■ Task directions
Each line containing the word "standalone" must be collected.

■ Provided information
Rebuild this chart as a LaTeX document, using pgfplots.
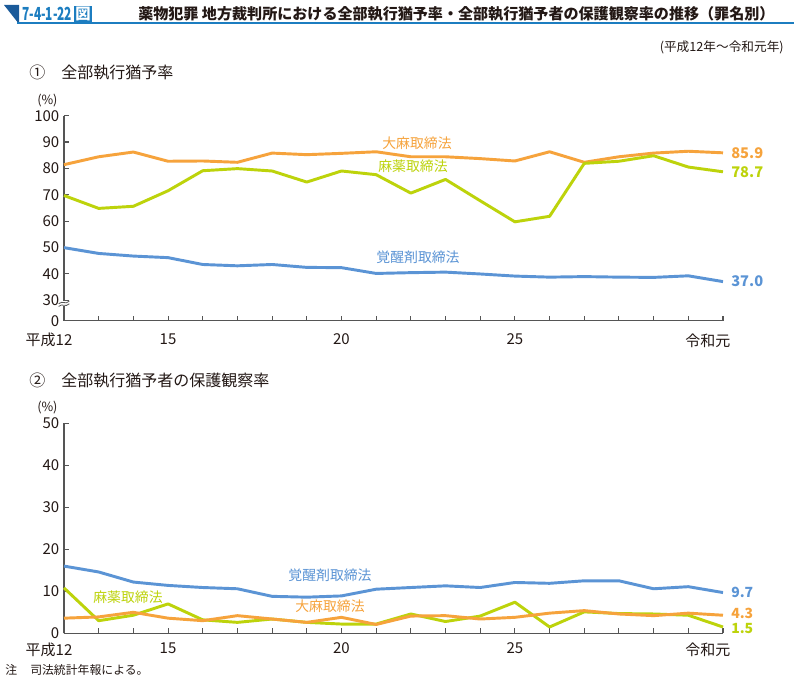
\documentclass[border=0pt]{standalone}
\usepackage{pgfplots}
\pgfplotsset{compat=1.18}
\usepackage{graphicx}
\usepackage{fontspec}
\setmainfont{Noto Sans CJK JP}
\definecolor{cOr}{HTML}{F6A33C}
\definecolor{cGr}{HTML}{BDD30B}
\definecolor{cBl}{HTML}{5B94D5}
\definecolor{tBl}{HTML}{1C7DC0}
\definecolor{tDk}{HTML}{1A5A9A}
\definecolor{axc}{HTML}{555555}
\definecolor{txt}{HTML}{231815}
\pgfplotsset{
  myax/.style={
    scale only axis, width=494.25pt,
    axis x line*=bottom, axis y line*=left,
    axis line style={axc, line width=0.9pt},
    xmin=2000, xmax=2019, clip=false,
    tick align=inside, major tick length=3.75pt, minor tick length=3.75pt,
    tick style={axc, line width=0.8pt},
    xtick={2000,2003,2008,2013,2019},
    xticklabels={{\llap{平成}12},15,20,25,{\llap{令和}元}},
    minor xtick={2001,2002,2004,2005,2006,2007,2009,2010,2011,2012,2014,2015,2016,2017,2018},
    /pgf/number format/assume math mode=true,
    ticklabel style={font=\fontsize{11.25}{12}\selectfont, text=txt},
    every axis plot/.append style={line width=2.2pt, mark=none, line join=round},
  }
}
\begin{document}
\begin{tikzpicture}
\begin{scope}[x=0.75pt,y=0.75pt]
\useasboundingbox (0,0) rectangle (794,682);
\fill[white] (0,0) rectangle (794,682);
% title bar
\fill[tDk] (4,677) -- (19,677) -- (19,658) -- cycle;
\draw[tBl, line width=1.5pt] (17,658.5) -- (794,658.5);
\node[anchor=west, text=tBl, inner sep=0pt, font=\bfseries\fontsize{13.5}{14}\selectfont] (num) at (22,668) {\scalebox{0.66}[1]{7-4-1-22}};
\node[anchor=west, fill=tBl, text=white, inner sep=0.8pt, font=\bfseries\fontsize{11.5}{12}\selectfont] at ([xshift=1.2pt]num.east) {図};
\node[anchor=west, inner sep=0pt, text=txt, font=\bfseries\fontsize{11.3}{12}\selectfont] at (138,668) {薬物犯罪 地方裁判所における全部執行猶予率・全部執行猶予者の保護観察率の推移（罪名別）};
\node[anchor=east, inner sep=0pt, text=txt, font=\fontsize{9.5}{10}\selectfont] at (784,635) {(平成12年～令和元年)};
\node[anchor=west, inner sep=0pt, text=txt, font=\fontsize{12}{13}\selectfont] at (29,609) {①\hspace{12pt}全部執行猶予率};
\node[anchor=west, inner sep=0pt, text=txt, font=\fontsize{9.5}{10}\selectfont] at (37,581) {(\%)};
\node[anchor=west, inner sep=0pt, text=txt, font=\fontsize{12}{13}\selectfont] at (29,301) {②\hspace{12pt}全部執行猶予者の保護観察率};
\node[anchor=west, inner sep=0pt, text=txt, font=\fontsize{9.5}{10}\selectfont] at (37,274) {(\%)};
\node[anchor=west, inner sep=0pt, text=txt, font=\fontsize{8.9}{10}\selectfont] at (5,12) {注};
\node[anchor=west, inner sep=0pt, text=txt, font=\fontsize{8.9}{10}\selectfont] at (30,12) {司法統計年報による。};
% series labels
\begin{scope}[every node/.style={inner sep=0pt, font=\fontsize{10.4}{11}\selectfont}]
\node[text=cOr] at (417,682-143) {大麻取締法};
\node[text=cGr] at (413,682-166) {麻薬取締法};
\node[text=cBl] at (418,682-257) {覚醒剤取締法};
\node[text=cBl] at (330,682-575) {覚醒剤取締法};
\node[text=cGr] at (128,682-597) {麻薬取締法};
\node[text=cOr] at (330,682-606) {大麻取締法};
\end{scope}
\end{scope}

% ---------- chart 1 ----------
\begin{axis}[myax, at={(48pt,270.975pt)}, anchor=south west, height=153.75pt,
  ymin=22.16, ymax=100,
  xticklabel style={yshift=-6pt},
  ytick={22.16,30,40,50,60,70,80,90,100},
  yticklabels={0,30,40,50,60,70,80,90,100}]
\addplot[cOr] coordinates {(2000,81.4)(2001,84.4)(2002,86.2)(2003,82.7)(2004,82.8)(2005,82.3)(2006,85.8)(2007,85.2)(2008,85.7)(2009,86.3)(2010,84.4)(2011,84.4)(2012,83.7)(2013,82.8)(2014,86.3)(2015,82.3)(2016,84.4)(2017,85.8)(2018,86.5)(2019,85.9)};
\addplot[cGr] coordinates {(2000,69.7)(2001,64.8)(2002,65.6)(2003,71.5)(2004,79.1)(2005,79.9)(2006,79.0)(2007,74.8)(2008,79.0)(2009,77.6)(2010,70.6)(2011,75.8)(2012,67.7)(2013,59.7)(2014,61.8)(2015,81.9)(2016,82.7)(2017,84.8)(2018,80.5)(2019,78.7)};
\addplot[cBl] coordinates {(2000,49.9)(2001,47.7)(2002,46.7)(2003,46.1)(2004,43.5)(2005,43.0)(2006,43.5)(2007,42.4)(2008,42.3)(2009,40.1)(2010,40.4)(2011,40.6)(2012,39.9)(2013,39.1)(2014,38.7)(2015,38.9)(2016,38.7)(2017,38.6)(2018,39.2)(2019,37.0)};
\begin{scope}[every node/.style={anchor=west, inner sep=0pt, xshift=6pt, font=\bfseries\fontsize{11}{12}\selectfont}]
\node[text=cOr] at (axis cs:2019,85.9) {85.9};
\node[text=cGr] at (axis cs:2019,78.7) {78.7};
\node[text=cBl] at (axis cs:2019,37.0) {37.0};
\end{scope}
\coordinate (brk) at (axis cs:2000,28.7);
\end{axis}
\fill[white] ([xshift=-4pt,yshift=-1.6pt]brk) rectangle ([xshift=4pt,yshift=1.6pt]brk);
\draw[axc, line width=0.6pt] ([xshift=-4pt,yshift=-0.2pt]brk) .. controls ([xshift=-1pt,yshift=2.6pt]brk) and ([xshift=1pt,yshift=-1.4pt]brk) .. ([xshift=4pt,yshift=1.8pt]brk);
\draw[axc, line width=0.6pt] ([xshift=-4pt,yshift=-2.2pt]brk) .. controls ([xshift=-1pt,yshift=0.6pt]brk) and ([xshift=1pt,yshift=-3.4pt]brk) .. ([xshift=4pt,yshift=-0.2pt]brk);

% ---------- chart 2 ----------
\begin{axis}[myax, at={(48pt,36.525pt)}, anchor=south west, height=157.5pt,
  xticklabel style={yshift=-3.5pt},
  ymin=0, ymax=50, ytick={0,10,20,30,40,50}]
\addplot[cBl] coordinates {(2000,16.0)(2001,14.6)(2002,12.2)(2003,11.4)(2004,10.9)(2005,10.6)(2006,8.8)(2007,8.6)(2008,8.9)(2009,10.5)(2010,10.9)(2011,11.3)(2012,10.9)(2013,12.1)(2014,11.9)(2015,12.5)(2016,12.5)(2017,10.6)(2018,11.1)(2019,9.7)};
\addplot[cGr] coordinates {(2000,10.8)(2001,3.0)(2002,4.3)(2003,7.0)(2004,3.2)(2005,2.6)(2006,3.4)(2007,2.6)(2008,2.2)(2009,2.2)(2010,4.6)(2011,2.8)(2012,4.1)(2013,7.4)(2014,1.5)(2015,5.1)(2016,4.7)(2017,4.6)(2018,4.3)(2019,1.5)};
\addplot[cOr] coordinates {(2000,3.6)(2001,3.9)(2002,5.0)(2003,3.6)(2004,3.0)(2005,4.2)(2006,3.4)(2007,2.6)(2008,3.8)(2009,2.1)(2010,4.1)(2011,4.2)(2012,3.4)(2013,3.8)(2014,4.8)(2015,5.4)(2016,4.6)(2017,4.2)(2018,4.8)(2019,4.3)};
\begin{scope}[every node/.style={anchor=west, inner sep=0pt, xshift=6pt, font=\bfseries\fontsize{10.5}{11}\selectfont}]
\node[text=cBl] at (axis cs:2019,9.7) {9.7};
\node[text=cOr, yshift=1pt] at (axis cs:2019,4.3) {4.3};
\node[text=cGr, yshift=-1pt] at (axis cs:2019,1.5) {1.5};
\end{scope}
\end{axis}
\end{tikzpicture}
\end{document}
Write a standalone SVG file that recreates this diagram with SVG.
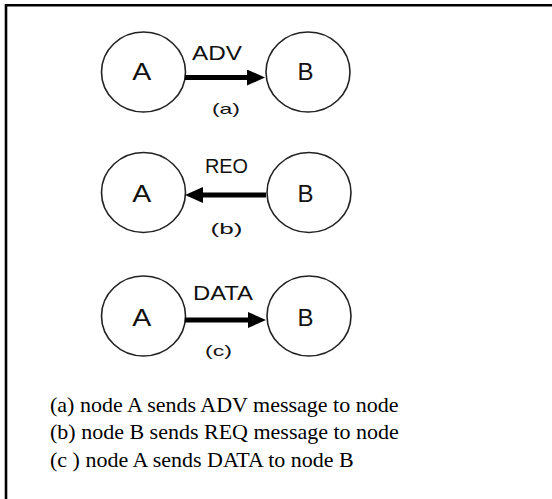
<svg xmlns="http://www.w3.org/2000/svg" width="552" height="499" viewBox="0 0 552 499">
  <style>
    .node { fill: #fff; stroke: #222; stroke-width: 1.6; }
    .nlabel { font-family: "Liberation Sans", Arial, sans-serif; font-size: 24px; fill: #111; text-anchor: middle; }
    .elabel { font-family: "Liberation Sans", Arial, sans-serif; font-size: 20px; fill: #111; text-anchor: middle; }
    .sub { font-family: "Liberation Sans", Arial, sans-serif; font-size: 15px; fill: #111; text-anchor: middle; }
    .edge { stroke: #000; stroke-width: 5; fill: none; marker-end: url(#head); }
    .caption { font-family: "Liberation Serif", "Times New Roman", serif; font-size: 22px; fill: #000; }
  </style>
  <defs>
    <marker id="head" viewBox="0 0 18 16" refX="3" refY="8" markerWidth="18" markerHeight="16" markerUnits="userSpaceOnUse" orient="auto">
      <path d="M0,0 L18,8 L0,16 z" fill="#000"/>
    </marker>
  </defs>

  <rect width="552" height="499" fill="#fff"/>

  <!-- frame: top and left rules -->
  <path d="M6,499 V5.3 H553" fill="none" stroke="#000" stroke-width="2.6"/>

  <!-- row (a) -->
  <g id="a-A"><ellipse class="node" cx="143.5" cy="72" rx="42" ry="40"/><text class="nlabel" x="141.7" y="80" textLength="19" lengthAdjust="spacingAndGlyphs">A</text></g>
  <g id="a-B"><ellipse class="node" cx="308" cy="72" rx="42" ry="40"/><text class="nlabel" x="305.5" y="80">B</text></g>

  <!-- row (b) -->
  <g id="b-A"><ellipse class="node" cx="143.5" cy="192.5" rx="42" ry="40"/><text class="nlabel" x="141.7" y="201.5" textLength="19" lengthAdjust="spacingAndGlyphs">A</text></g>
  <g id="b-B"><ellipse class="node" cx="309" cy="192.5" rx="42" ry="40"/><text class="nlabel" x="305.5" y="201.5">B</text></g>

  <!-- row (c) -->
  <g id="c-A"><ellipse class="node" cx="143.5" cy="316" rx="42" ry="40"/><text class="nlabel" x="141.7" y="326" textLength="19" lengthAdjust="spacingAndGlyphs">A</text></g>
  <g id="c-B"><ellipse class="node" cx="309" cy="316" rx="42" ry="40"/><text class="nlabel" x="305.5" y="326">B</text></g>

  <!-- messages -->
  <g id="connectors">
    <line class="edge" x1="185" y1="77.5" x2="250" y2="77.5"/>
    <line class="edge" x1="266" y1="195" x2="200" y2="195"/>
    <line class="edge" x1="185" y1="320" x2="251" y2="320"/>
    <text class="elabel" x="217" y="60" textLength="50" lengthAdjust="spacingAndGlyphs">ADV</text>
    <text class="elabel" x="226.5" y="173" textLength="43" lengthAdjust="spacingAndGlyphs">REO</text>
    <text class="elabel" x="223" y="300" textLength="60" lengthAdjust="spacingAndGlyphs">DATA</text>
    <text class="sub" x="226" y="114" textLength="28" lengthAdjust="spacingAndGlyphs">(a)</text>
    <text class="sub" x="226.5" y="234" textLength="32" lengthAdjust="spacingAndGlyphs">(b)</text>
    <text class="sub" x="218.5" y="356" textLength="27" lengthAdjust="spacingAndGlyphs">(c)</text>
  </g>

  <!-- legend -->
  <text class="caption" x="50" y="412">(a) node A sends ADV message to node</text>
  <text class="caption" x="50" y="439">(b) node B sends REQ message to node</text>
  <text class="caption" x="50" y="467">(c ) node A sends DATA to node B</text>
</svg>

■ Full output
\documentclass[border=0pt]{standalone}
Write a standalone SVG file that recreates this diagram with SVG.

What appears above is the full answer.